I was born in May 1978
My name was not the same as it is now.
My mother’s name is Frances
My father (apparently):
Worked for the Gas & Fuel company Victoria. (as did the man who raised me)
Was older than my mother who was 29 when I was born
Had two sons one of whom 10 years older than me, one named Craig (incidentally the name of the brother I was raised with) and another that was either Michael or Matthew. He was separated from their mother and I am led to believe he has little or nothing to do with them.
He also has another son who is close to age to my eldest child (17ish), with the lady he was / is in a relationship with while having an affair with my mother whose name is Stefanie/Stephanie, I would be surprised if she knows about me and this is part of my hesitation to pull the trigger on this post.

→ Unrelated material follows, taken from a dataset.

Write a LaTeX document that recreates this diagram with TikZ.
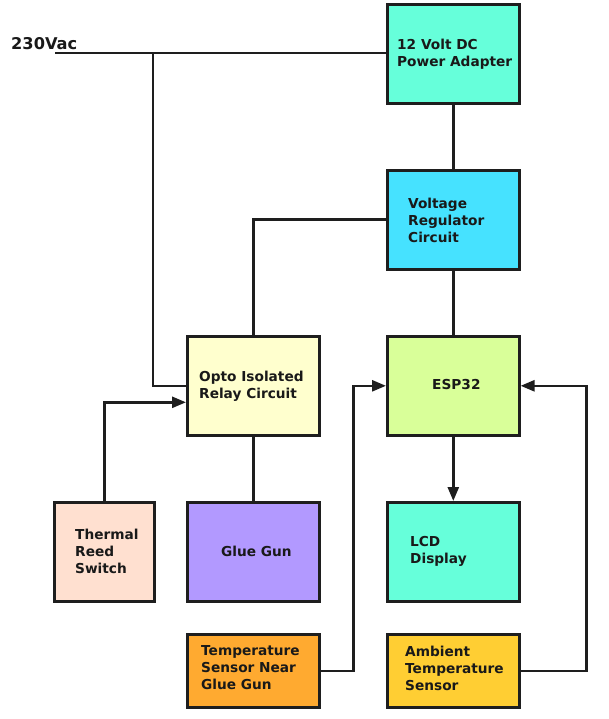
\documentclass[tikz,border=0pt]{standalone}
\usepackage{fontspec}
\setmainfont{DejaVu Sans}
\usetikzlibrary{arrows.meta,calc}
\definecolor{cpa}{RGB}{102,255,218}
\definecolor{cvr}{RGB}{70,226,255}
\definecolor{cop}{RGB}{255,255,206}
\definecolor{ces}{RGB}{217,255,153}
\definecolor{cth}{RGB}{255,224,208}
\definecolor{cgg}{RGB}{178,153,255}
\definecolor{ctn}{RGB}{255,170,48}
\definecolor{cam}{RGB}{255,206,51}
\definecolor{edge}{RGB}{30,30,30}
\tikzset{
  box/.style={draw=edge,line width=2.6pt,minimum width=132pt,minimum height=99pt,inner sep=0pt,anchor=north west},
  lbl/.style={anchor=west,align=left,font=\bfseries\fontsize{13.7}{17}\selectfont,inner sep=0pt,text=black!90},
  wire/.style={line width=2.6pt,draw=edge},
  arr/.style={wire,-{Triangle[length=14pt,width=11pt]}}
}
\begin{document}
\begin{tikzpicture}[x=1pt,y=-1pt]
\useasboundingbox (0,0) rectangle (609,719);
% boxes
\node[box,fill=cpa] (pa) at (386,3) {};
\node[box,fill=cvr] (vr) at (386,169) {};
\node[box,fill=cop] (op) at (186,335) {};
\node[box,fill=ces] (es) at (386,335) {};
\node[box,fill=cth,minimum width=100pt] (th) at (53,501) {};
\node[box,fill=cgg] (gg) at (186,501) {};
\node[box,fill=cpa] (lcd) at (386,501) {};
\node[box,fill=ctn,minimum height=73pt] (tn) at (186,633) {};
\node[box,fill=cam,minimum height=73pt] (am) at (386,633) {};
% labels
\node[lbl] (tpa) at (397,54) {12 Volt DC\\Power Adapter};
\node[lbl] (tvr) at (408,220) {Voltage\\Regulator\\Circuit};
\node[lbl] (top) at (199,386) {Opto Isolated\\Relay Circuit};
\node[lbl] (tes) at (432,385) {ESP32};
\node[lbl] (tth) at (75,551) {Thermal\\Reed\\Switch};
\node[lbl] (tgg) at (221,551) {Glue Gun};
\node[lbl] (tlcd) at (410,551) {LCD\\Display};
\node[lbl] (ttn) at (201,668) {Temperature\\Sensor Near\\Glue Gun};
\node[lbl] (tam) at (405,668) {Ambient\\Temperature\\Sensor};
\node[anchor=west,inner sep=0pt,font=\bfseries\fontsize{16.2}{19}\selectfont,text=black!90] (vac) at (11,44) {230Vac};
% wires
\coordinate (ac) at (55,53);
\coordinate (j1) at (153,53);
\draw[wire] (ac) -- (j1) -- (j1 -| pa.west);
\draw[wire] (j1) |- (op.west);
\draw[wire] (pa.south) -- (vr.north);
\draw[wire] (vr.west) -| (op.north);
\draw[wire] (vr.south) -- (es.north);
\draw[wire] (op.south) -- (gg.north);
\draw[arr] (th.north) |- ($(op.west)+(0,16.5)$);
\draw[arr] (es.south) -- (lcd.north);
\draw[arr] (tn.east) -- ++(33,0) |- (es.west);
\draw[arr] (am.east) -- ++(66,0) |- (es.east);
\end{tikzpicture}
\end{document}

They lived on the Sunshine Coast a few years ago and may or may not have moved to Brisbane.
His name is John Anderson and I do not have a date of birth or middle name to go on. So you can see where my conclusion that this may indeed be another lie piled on a lie comes from.
It’s out here now, for what it’s worth and what little good it can do. I don’t know that I want a relationship with this person as all evidence says they do not desire one. But I do want at the very least the health information that I’d at least have if he’d been a sperm donor.